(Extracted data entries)

○ ○ ○ ○ ○ ○ ○

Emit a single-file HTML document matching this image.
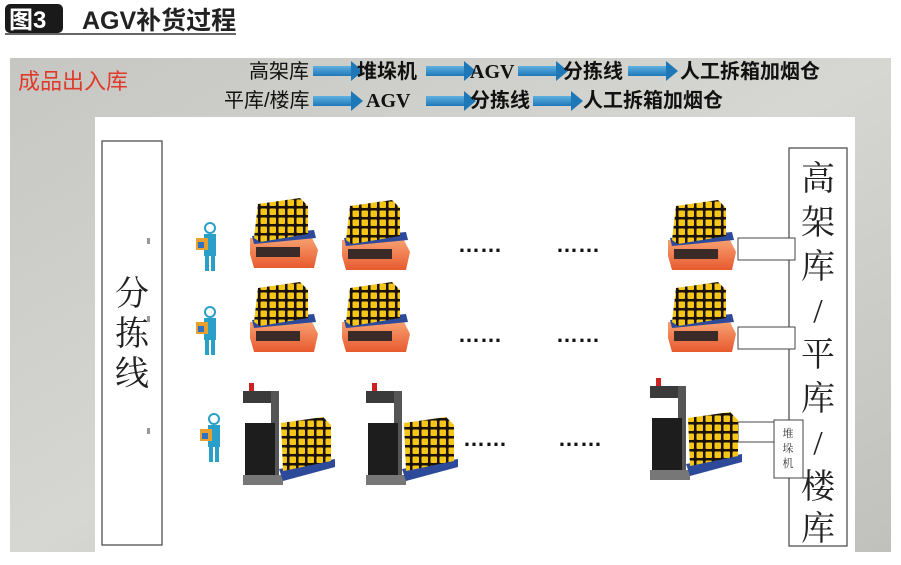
<!DOCTYPE html>
<html><head><meta charset="utf-8"><style>
body{margin:0;width:901px;height:560px;background:#fff;overflow:hidden;font-family:"Liberation Sans","Noto Sans CJK SC",sans-serif}
</style></head><body>
<svg width="901" height="560" xmlns="http://www.w3.org/2000/svg">
<defs>
<linearGradient id="bg" x1="0" y1="0" x2="1" y2="1">
<stop offset="0" stop-color="#c6c6c2"/><stop offset="0.5" stop-color="#d6d6d2"/><stop offset="1" stop-color="#c0c0bc"/>
</linearGradient>
<linearGradient id="arr" x1="0" y1="0" x2="0" y2="1"><stop offset="0" stop-color="#5fb0e0"/><stop offset="1" stop-color="#1e78b8"/></linearGradient>
<linearGradient id="org" x1="0" y1="0" x2="0" y2="1"><stop offset="0" stop-color="#f7a070"/><stop offset="1" stop-color="#e85a30"/></linearGradient>
<pattern id="grid" width="9" height="9" patternUnits="userSpaceOnUse"><rect width="9" height="9" fill="#1a1208"/><rect x="1.5" y="1.5" width="6.5" height="6.5" rx="1" fill="#f5c518"/></pattern>
<g id="agv">
<path d="M0 40 L62 40 L68 52 L64 70 L4 70 L0 56Z" fill="url(#org)"/>
<rect x="6" y="49" width="44" height="10" fill="#3a2a28"/>
<path d="M2 38 L64 32 L66 40 L4 46Z" fill="#2d4a9a"/>
<path d="M8 6 L50 0 L58 8 L58 36 L10 44 L4 40Z" fill="url(#grid)"/>
</g>
<g id="fork">
<rect x="6" y="0" width="5" height="8" fill="#c22"/>
<rect x="0" y="8" width="36" height="12" fill="#3a3a3a"/>
<rect x="28" y="8" width="8" height="90" fill="#555"/>
<rect x="2" y="40" width="30" height="56" fill="#1d1d1d"/>
<rect x="0" y="92" width="40" height="10" fill="#777"/>
<path d="M36 86 L92 76 L92 84 L40 98Z" fill="#2d4a9a"/>
<path d="M38 40 L80 34 L88 42 L88 78 L40 88Z" fill="url(#grid)"/>
</g>
<g id="man">
<circle cx="14" cy="6" r="5" fill="#fff" stroke="#2aa0c8" stroke-width="2"/>
<rect x="8" y="12" width="12" height="22" fill="#2aa0c8"/>
<rect x="0" y="16" width="12" height="12" fill="#e8a030"/>
<rect x="2" y="20" width="6" height="6" fill="#3070c0"/>
<rect x="9" y="33" width="4" height="16" fill="#2aa0c8"/><rect x="15" y="33" width="4" height="16" fill="#2aa0c8"/>
</g>
<g id="a"><rect x="0" y="-5" width="40" height="10" fill="url(#arr)"/><path d="M38 -10 L50 0 L38 10Z" fill="#1e78b8"/></g>
</defs>
<rect x="5" y="4" width="58" height="29" rx="5" fill="#1a1a1a"/>
<text x="9" y="28" font-size="24" font-weight="bold" fill="#fff">图3</text>
<text x="82" y="29" font-size="25" font-weight="bold" fill="#222">AGV补货过程</text>
<line x1="5" y1="34" x2="236" y2="34" stroke="#333" stroke-width="1.5"/>
<rect x="10" y="58" width="881" height="494" fill="url(#bg)"/>
<text x="18" y="89" font-size="22" fill="#e03a2a">成品出入库</text>
<g font-size="20" fill="#111">
<text x="249" y="78">高架库</text><use href="#a" x="313" y="71"/>
<text x="357" y="78" font-weight="bold">堆垛机</text><use href="#a" x="426" y="71"/>
<text x="470" y="78" font-weight="bold" font-family="Liberation Serif,serif">AGV</text><use href="#a" x="518" y="71"/>
<text x="563" y="78" font-weight="bold">分拣线</text><use href="#a" x="628" y="71"/>
<text x="680" y="78" font-weight="bold">人工拆箱加烟仓</text>
<text x="224" y="107">平库/楼库</text><use href="#a" x="313" y="101"/>
<text x="366" y="107" font-weight="bold" font-family="Liberation Serif,serif">AGV</text><use href="#a" x="426" y="101"/>
<text x="470" y="107" font-weight="bold">分拣线</text><use href="#a" x="533" y="101"/>
<text x="583" y="107" font-weight="bold">人工拆箱加烟仓</text>
</g>
<rect x="95" y="117" width="760" height="435" fill="#fff"/>
<rect x="102" y="141" width="60" height="404" fill="#fff" stroke="#444" stroke-width="1.2"/>
<g font-size="34" fill="#222" font-family="Liberation Serif,Noto Serif CJK SC,serif" text-anchor="middle">
<text x="132" y="305">分</text><text x="132" y="345">拣</text><text x="132" y="385">线</text>
<text x="818" y="190">高</text><text x="818" y="234">架</text><text x="818" y="278">库</text><text x="818" y="322">/</text><text x="818" y="366">平</text><text x="818" y="410">库</text><text x="818" y="454">/</text><text x="818" y="498">楼</text><text x="818" y="540">库</text>
</g>
<rect x="789" y="148" width="58" height="398" fill="none" stroke="#444" stroke-width="1.2"/>
<rect x="738" y="238" width="57" height="22" fill="#fff" stroke="#444"/>
<rect x="738" y="327" width="57" height="22" fill="#fff" stroke="#444"/>
<rect x="738" y="422" width="40" height="20" fill="#fff" stroke="#444"/>
<rect x="774" y="420" width="29" height="58" fill="#fff" stroke="#444"/>
<g font-size="11" fill="#333" text-anchor="middle" font-family="Noto Serif CJK SC,serif"><text x="788" y="437">堆</text><text x="788" y="452">垛</text><text x="788" y="467">机</text></g>
<g fill="#999"><rect x="147" y="238" width="3" height="6"/><rect x="147" y="316" width="3" height="6"/><rect x="147" y="428" width="3" height="6"/></g>
<use href="#man" x="196" y="222"/><use href="#man" x="196" y="306"/><use href="#man" x="200" y="413"/>
<use href="#agv" x="250" y="198"/><use href="#agv" x="342" y="200"/><use href="#agv" x="668" y="200"/>
<use href="#agv" x="250" y="282"/><use href="#agv" x="342" y="282"/><use href="#agv" x="668" y="282"/>
<use href="#fork" x="243" y="383"/><use href="#fork" x="366" y="383"/><use href="#fork" x="650" y="378"/>
<g font-size="22" font-weight="bold" fill="#111">
<text x="458" y="252">……</text><text x="556" y="252">……</text>
<text x="458" y="342">……</text><text x="556" y="342">……</text>
<text x="463" y="446">……</text><text x="558" y="446">……</text>
</g>
</svg>
</body></html>
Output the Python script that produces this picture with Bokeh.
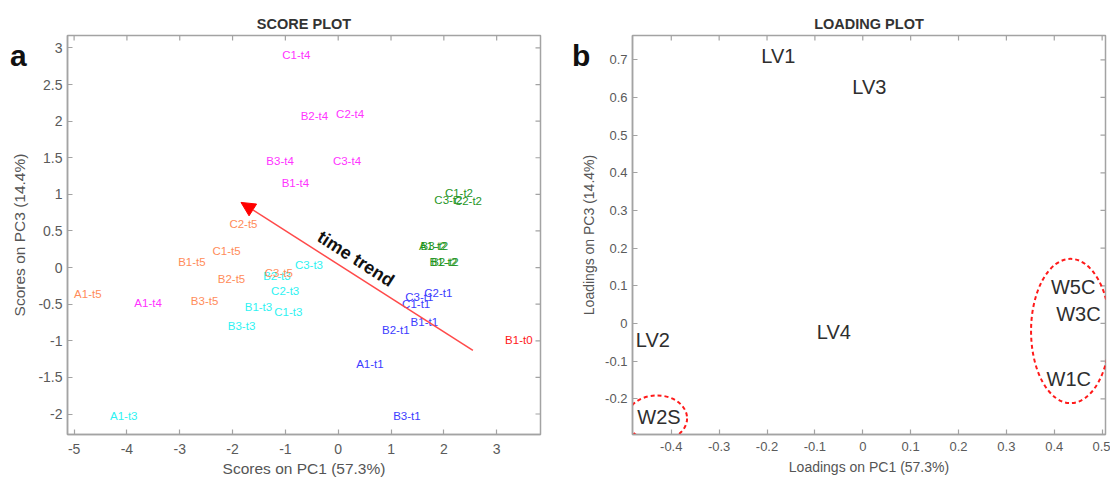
import math
from bokeh.plotting import figure
from bokeh.layouts import row
from bokeh.models import (ColumnDataSource, Label, Div, FixedTicker,
                          Arrow, NormalHead, Range1d)
from bokeh.core.properties import value
from bokeh.embed import file_html
from bokeh.resources import INLINE

FONT = "Liberation Sans"

# ---------------- data: score plot ----------------
score_labels = [
    "B1-t0",
    "A1-t1", "B1-t1", "B2-t1", "B3-t1", "C1-t1", "C2-t1", "C3-t1",
    "A1-t2", "B1-t2", "B2-t2", "B3-t2", "C1-t2", "C2-t2", "C3-t2",
    "A1-t3", "B1-t3", "B2-t3", "B3-t3", "C1-t3", "C2-t3", "C3-t3",
    "A1-t4", "B1-t4", "B2-t4", "B3-t4", "C1-t4", "C2-t4", "C3-t4",
    "A1-t5", "B1-t5", "B2-t5", "B3-t5", "C1-t5", "C2-t5", "C3-t5",
]
score_pc1 = [
    3.16,
    0.34, 1.37, 0.83, 1.04, 1.21, 1.63, 1.27,
    1.53, 1.73, 1.76, 1.56, 2.02, 2.19, 1.82,
    -4.32, -1.77, -1.42, -2.09, -1.21, -1.27, -0.82,
    -3.86, -1.07, -0.71, -1.36, -1.06, -0.04, -0.10,
    -5.00, -3.03, -2.28, -2.79, -2.38, -2.06, -1.39,
]
score_pc3 = [
    -0.99,
    -1.32, -0.74, -0.85, -2.03, -0.50, -0.35, -0.40,
    0.30, 0.08, 0.08, 0.30, 1.02, 0.91, 0.92,
    -2.03, -0.54, -0.11, -0.80, -0.60, -0.32, 0.04,
    -0.48, 1.16, 2.07, 1.46, 2.91, 2.10, 1.46,
    -0.36, 0.08, -0.15, -0.45, 0.23, 0.60, -0.07,
]
time_colors = {"t0": "#ff1a1a", "t1": "#3c3cff", "t2": "#1f961f",
               "t3": "#2ef2f2", "t4": "#ff33ff", "t5": "#ff8c5a"}
score_xticks = [-5, -4, -3, -2, -1, 0, 1, 2, 3]
score_xticklabels = ["-5", "-4", "-3", "-2", "-1", "0", "1", "2", "3"]
score_yticks = [-2, -1.5, -1, -0.5, 0, 0.5, 1, 1.5, 2, 2.5, 3]
score_yticklabels = ["-2", "-1.5", "-1", "-0.5", "0", "0.5", "1", "1.5", "2", "2.5", "3"]
trend_x = [2.55, -1.84]
trend_y = [-1.13, 0.89]
trend_text_pos = [0.335, 0.12]

# ---------------- data: loading plot ----------------
loading_labels = ["LV1", "LV3", "LV2", "LV4", "W5C", "W3C", "W1C", "W2S"]
loading_pc1 = [-0.212, -0.022, -0.474, -0.096, 0.393, 0.404, 0.384, -0.471]
loading_pc3 = [0.711, 0.629, -0.045, -0.023, 0.098, 0.026, -0.147, -0.249]
ellipse_x = [0.434, -0.430]
ellipse_y = [-0.020, -0.252]
ellipse_w = [0.165, 0.126]
ellipse_h = [0.383, 0.122]
load_xticks = [-0.4, -0.3, -0.2, -0.1, 0, 0.1, 0.2, 0.3, 0.4, 0.5]
load_xticklabels = ["-0.4", "-0.3", "-0.2", "-0.1", "0", "0.1", "0.2", "0.3", "0.4", "0.5"]
load_yticks = [-0.2, -0.1, 0, 0.1, 0.2, 0.3, 0.4, 0.5, 0.6, 0.7]
load_yticklabels = ["-0.2", "-0.1", "0", "0.1", "0.2", "0.3", "0.4", "0.5", "0.6", "0.7"]

FRAME_COL = "#a3a3a3"
TICK_COL = "#5a5a5a"
LABEL_COL = "#555555"


def style_axes(p, xr, yr, xticks, xlabels, yticks, ylabels, fs, xstand, ystand,
               xtitle, ytitle, tfs, xlstand, ylstand, title):
    p.xaxis.ticker = FixedTicker(ticks=xticks)
    p.yaxis.ticker = FixedTicker(ticks=yticks)
    p.xaxis.major_label_overrides = dict(zip(xticks, xlabels))
    p.yaxis.major_label_overrides = dict(zip(yticks, ylabels))
    for ax in (p.xaxis[0], p.yaxis[0]):
        ax.major_tick_in = 5
        ax.major_tick_out = 0
        ax.minor_tick_line_color = None
        ax.major_tick_line_color = FRAME_COL
        ax.major_tick_line_width = 1.2
        ax.axis_line_color = FRAME_COL
        ax.axis_line_width = 1.5
        ax.major_label_text_font = FONT
        ax.major_label_text_font_size = fs
        ax.major_label_text_color = TICK_COL
        ax.axis_label_text_font = FONT
        ax.axis_label_text_font_size = tfs
        ax.axis_label_text_font_style = "normal"
        ax.axis_label_text_color = LABEL_COL
    p.xaxis.major_label_standoff = xstand
    p.yaxis.major_label_standoff = ystand
    p.xaxis.axis_label = xtitle
    p.yaxis.axis_label = ytitle
    p.xaxis.axis_label_standoff = xlstand
    p.yaxis.axis_label_standoff = ylstand
    # mirrored inward ticks on top and right edges (box on)
    p.ray(x=xticks, y=[yr.end] * len(xticks), length=5, length_units="screen",
          angle=-math.pi / 2, line_color=FRAME_COL, line_width=1.2)
    p.ray(x=[xr.end] * len(yticks), y=yticks, length=5, length_units="screen",
          angle=math.pi, line_color=FRAME_COL, line_width=1.2)
    p.grid.visible = False
    p.outline_line_color = FRAME_COL
    p.outline_line_width = 1.5
    p.title.text = title
    p.title.align = "center"
    p.title.text_font = FONT
    p.title.text_font_size = "14.5px"
    p.title.text_font_style = "bold"
    p.title.text_color = "#333333"
    p.title.standoff = 7


def panel_letter(text, left, top):
    return Div(text=text, width=20, height=36,
               styles={"position": "absolute", "left": f"{left}px", "top": f"{top}px",
                       "font-family": FONT, "font-size": "30px", "font-weight": "bold",
                       "color": "#111111", "line-height": "normal", "z-index": "10",
                       "margin": "0", "padding": "0"})


# ---------------- score plot ----------------
x1 = Range1d(-5.125, 3.83)
y1 = Range1d(-2.28, 3.17)
p1 = figure(width=556, height=482, x_range=x1, y_range=y1, output_backend="svg",
            toolbar_location=None, min_border_left=67, min_border_right=16,
            min_border_top=34, min_border_bottom=47)
style_axes(p1, x1, y1, score_xticks, score_xticklabels, score_yticks, score_yticklabels,
           "14px", 9, 5, "Scores on PC1 (57.3%)", "Scores on PC3 (14.4%)", "15.5px",
           3, 7, "SCORE PLOT")

cols = [time_colors[s.split("-")[1]] for s in score_labels]
src1 = ColumnDataSource(dict(x=score_pc1, y=score_pc3, t=score_labels, c=cols))
p1.text(x="x", y="y", text="t", text_color="c", source=src1,
        text_font=value(FONT), text_font_size="11.5px",
        text_align="left", text_baseline="middle")

p1.add_layout(Arrow(end=NormalHead(size=14, fill_color="#ff0000", line_color="#ff0000"),
                    x_start=trend_x[0], y_start=trend_y[0],
                    x_end=trend_x[1], y_end=trend_y[1],
                    line_color="#ff4a4a", line_width=1.5))

fw1, fh1 = 473, 401
px_x = fw1 / (x1.end - x1.start)
px_y = fh1 / (y1.end - y1.start)
ang = math.atan2((trend_y[0] - trend_y[1]) * px_y, (trend_x[0] - trend_x[1]) * px_x)
p1.add_layout(Label(x=trend_text_pos[0], y=trend_text_pos[1], text="time trend",
                    text_font=FONT, text_font_size="18px", text_font_style="bold",
                    text_color="#111111", text_align="center", text_baseline="middle",
                    angle=ang))

# ---------------- loading plot ----------------
x2 = Range1d(-0.481, 0.507)
y2 = Range1d(-0.2948, 0.7645)
p2 = figure(width=554, height=482, x_range=x2, y_range=y2, output_backend="svg",
            toolbar_location=None, min_border_left=76, min_border_right=5,
            min_border_top=35, min_border_bottom=48)
style_axes(p2, x2, y2, load_xticks, load_xticklabels, load_yticks, load_yticklabels,
           "13px", 7, 5, "Loadings on PC1 (57.3%)", "Loadings on PC3 (14.4%)", "14px",
           5, 5, "LOADING PLOT")

src2 = ColumnDataSource(dict(x=loading_pc1, y=loading_pc3, t=loading_labels))
p2.text(x="x", y="y", text="t", source=src2, text_color="#2e2e2e",
        text_font=value(FONT), text_font_size="20px",
        text_align="left", text_baseline="middle")

src3 = ColumnDataSource(dict(x=ellipse_x, y=ellipse_y, w=ellipse_w, h=ellipse_h))
p2.ellipse(x="x", y="y", width="w", height="h", source=src3, fill_color=None,
           line_color="#ff1a1a", line_width=2, line_dash="4 3")

layout = row(p1, p2, panel_letter("a", 10, 39), panel_letter("b", 572, 39))
open("out.html", "w").write(file_html(layout, INLINE))
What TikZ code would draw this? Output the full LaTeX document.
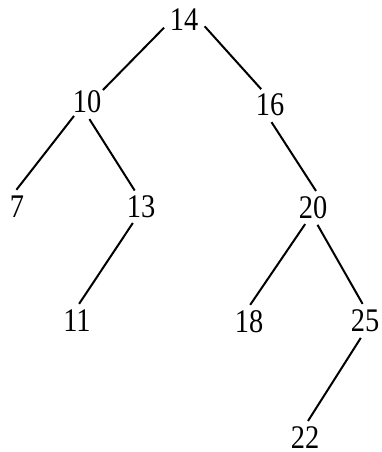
\documentclass[tikz,border=0pt]{standalone}
\usepackage{fontspec}
\usepackage{graphicx}
\setmainfont{Liberation Serif}
\usetikzlibrary{shapes.geometric}
\newcommand{\keynum}[1]{\scalebox{0.86}[1]{#1}}
\begin{document}
\begin{tikzpicture}[x=1pt, y=-1pt]
    % Vùng hiển thị
    \useasboundingbox (0, 0) rectangle (381, 452);
    \tikzset{
        key/.style={ellipse, minimum width=44pt, minimum height=34pt, inner sep=0pt,
                    font=\fontsize{33}{33}\selectfont},
        edge/.style={line width=2pt, black}
    }

    % Các nút của cây
    \node[key] (n14) at (184, 20) {\keynum{14}};
    \node[key] (n10) at (87, 102) {\keynum{10}};
    \node[key] (n16) at (270, 105) {\keynum{16}};
    \node[key] (n7) at (17, 207) {\keynum{7}};
    \node[key] (n13) at (141, 207) {\keynum{13}};
    \node[key] (n20) at (313, 208) {\keynum{20}};
    \node[key] (n11) at (77, 321) {\keynum{11}};
    \node[key] (n18) at (249, 322) {\keynum{18}};
    \node[key] (n25) at (365, 321) {\keynum{25}};
    \node[key] (n22) at (305, 438) {\keynum{22}};

    % Các cạnh
    \draw[edge] (n14.201) -- (n10.37);
    \draw[edge] (n14.343) -- (n16.119);
    \draw[edge] (n10.227) -- (n7.92);
    \draw[edge] (n10.278) -- (n13.111);
    \draw[edge] (n16.275) -- (n20.80);
    \draw[edge] (n13.243) -- (n11.83);
    \draw[edge] (n20.244) -- (n18.86);
    \draw[edge] (n20.285) -- (n25.98);
    \draw[edge] (n25.256) -- (n22.80);
\end{tikzpicture}
\end{document}
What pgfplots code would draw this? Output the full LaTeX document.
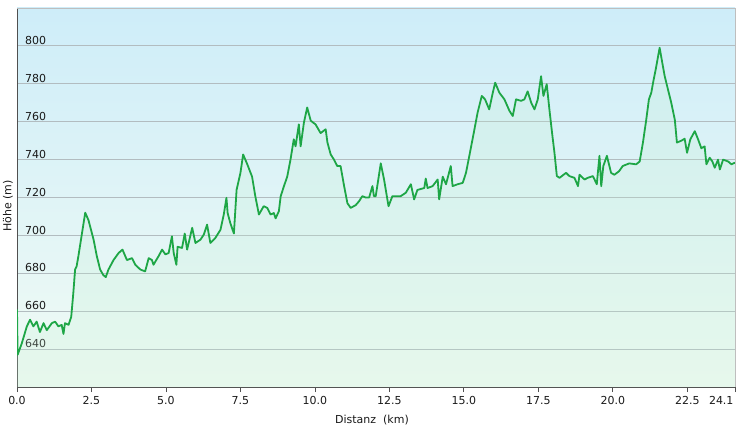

○ ○ ○ ○ ○ ○ ○

(Requirement) Take the line with "What TikZ code" as the first line and the last line of the records above as the final one; reproduce exactly the lines between them, both included, without pictures.

(Complete answer)
What TikZ code would draw this? Output the full LaTeX document.
\documentclass[tikz,border=0pt]{standalone}
\usepackage{fontspec}
\usepackage{graphicx}
\setmainfont{Liberation Serif}
\usetikzlibrary{shapes.geometric}
\newcommand{\keynum}[1]{\scalebox{0.86}[1]{#1}}
\begin{document}
\begin{tikzpicture}[x=1pt, y=-1pt]
    % Vùng hiển thị
    \useasboundingbox (0, 0) rectangle (381, 452);
    \tikzset{
        key/.style={ellipse, minimum width=44pt, minimum height=34pt, inner sep=0pt,
                    font=\fontsize{33}{33}\selectfont},
        edge/.style={line width=2pt, black}
    }

    % Các nút của cây
    \node[key] (n14) at (184, 20) {\keynum{14}};
    \node[key] (n10) at (87, 102) {\keynum{10}};
    \node[key] (n16) at (270, 105) {\keynum{16}};
    \node[key] (n7) at (17, 207) {\keynum{7}};
    \node[key] (n13) at (141, 207) {\keynum{13}};
    \node[key] (n20) at (313, 208) {\keynum{20}};
    \node[key] (n11) at (77, 321) {\keynum{11}};
    \node[key] (n18) at (249, 322) {\keynum{18}};
    \node[key] (n25) at (365, 321) {\keynum{25}};
    \node[key] (n22) at (305, 438) {\keynum{22}};

    % Các cạnh
    \draw[edge] (n14.201) -- (n10.37);
    \draw[edge] (n14.343) -- (n16.119);
    \draw[edge] (n10.227) -- (n7.92);
    \draw[edge] (n10.278) -- (n13.111);
    \draw[edge] (n16.275) -- (n20.80);
    \draw[edge] (n13.243) -- (n11.83);
    \draw[edge] (n20.244) -- (n18.86);
    \draw[edge] (n20.285) -- (n25.98);
    \draw[edge] (n25.256) -- (n22.80);
\end{tikzpicture}
\end{document}
What pgfplots code would draw this? Output the full LaTeX document.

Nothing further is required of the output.